STUDENTS make slow progress on math, test scores show; only one-fourth rated proficient or better


Thursday, August 2nd 2001, 12:00 am
By: News On 6



WASHINGTON (AP) _ Only one in four of the nation's fourth- and eighth-graders has moved beyond the basics in math, according to a new national test.

Education officials acknowledged there's a lot more work to be done, even though student performance has improved over the past eight years.

``We're quite proud of the progress we've made in math, but I don't think we can celebrate,'' said Education Secretary Rod Paige.

The results of the 2000 National Assessment of Educational Progress, known as the nation's report card, found that most students had trouble on a test involving measurement, geometry and algebra, as well as questions requiring them to think their way through statistics.

The results, released Thursday, showed that 25 percent of public-school fourth-graders performed at or above the proficient level in 2000. In 1992, 17 percent did.

Eighth-graders' performance increased as well, rising to 26 percent from 20 percent in 1992.

The figures in both grades rose about one point when private-school students' scores were added.

Debra Paulson, an eighth-grade math teacher in El Paso, Texas, and a member of the board that develops the test, said the results show that states, such as Texas and Indiana, where teachers increasingly focus on basic skills, perform the best.

President Bush, meeting with lawmakers who are negotiating his education plan, said of the report: ``It is a strong message to the advocates of reform who sit here in the Oval Office, a strong message for the members who doubt whether or not accountability is important, that accountability is crucial for reform.''

American students have consistently performed at lower levels in math than their counterparts in Asia and elsewhere. Calling the achievement gap unacceptable, U.S. education officials have long searched for ways to close it.

Students judged proficient are those who show solid academic performance on challenging problems, are able to think them through and apply their knowledge to word problems. Students working at the lower basic level have only partially mastered material and skills needed for math work at their grade levels.

The assessment test is administered every four years to more than 113,000 students. Currently, 40 states participate.

Many officials said the most troubling aspect of the results are that white students continue to outperform minorities. In the 2000 results, white eighth-graders accounted for 87 percent of the highest-scoring students, while black and Hispanic students accounted for only 2 and 3 percent, respectively. Blacks account for 17 percent of total students, while Hispanics make up 16 percent of the student population.

Likewise, low-income students accounted for only 4 percent of the highest scorers. Similar results were reported for fourth-graders.
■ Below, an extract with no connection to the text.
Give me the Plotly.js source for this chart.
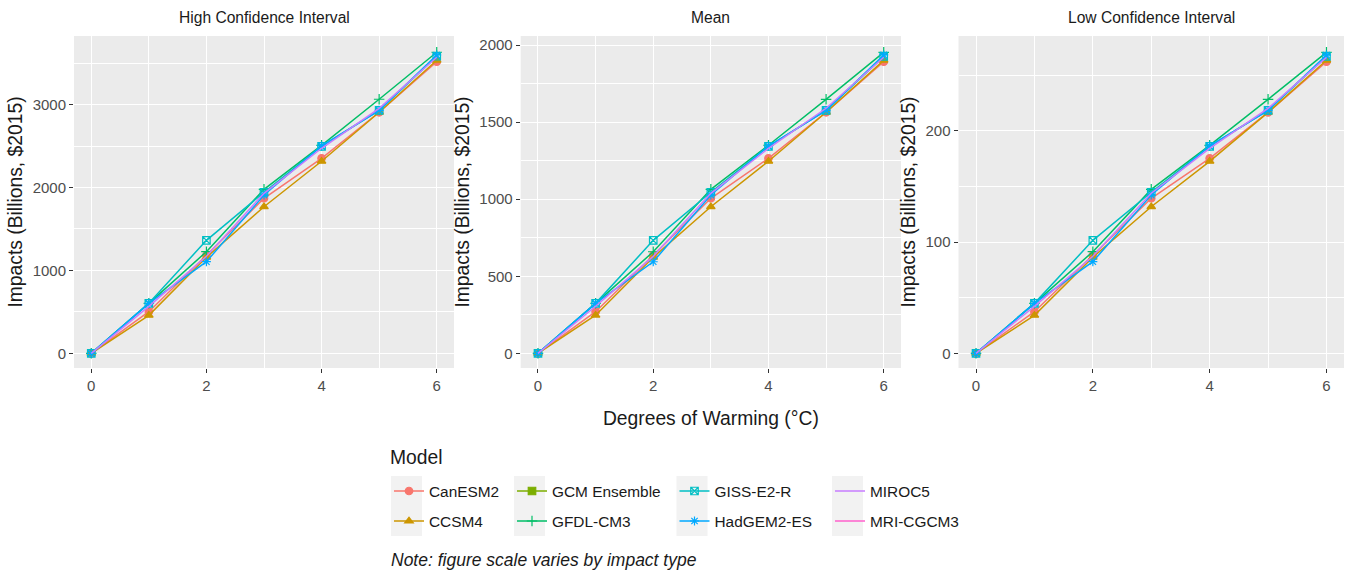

The results also showed that:

_Only 17 percent of high school seniors scored proficient or better in 2000, a decline from 1996. Researchers tend to be more cautious about interpreting the 12th-grade data, since older students may not take the test as seriously as younger ones.

_Students who used calculators every day had lower scores in fourth grade, but by eighth grade and beyond they were the highest scorers;

_At each grade, the percentage of pupils who reported they have computers available at all times in classrooms grew by at least 20 percent over 1996, but pupils who use computers didn't necessarily have higher math scores.

_Students whose teachers reported being better prepared or who were certified to teach their subjects had higher scores.

_Fourth-graders who spent only 15 to 30 minutes on homework each day scored higher than pupils who spent more time on homework, while 12th-graders who spent only 15 to 30 minutes on homework scored nearly as well as those who spent an hour or more.

NAEP reading scores, released last April, showed that 32 percent of fourth-graders read proficiently or better, up slightly from 1992, when 29 percent were proficient.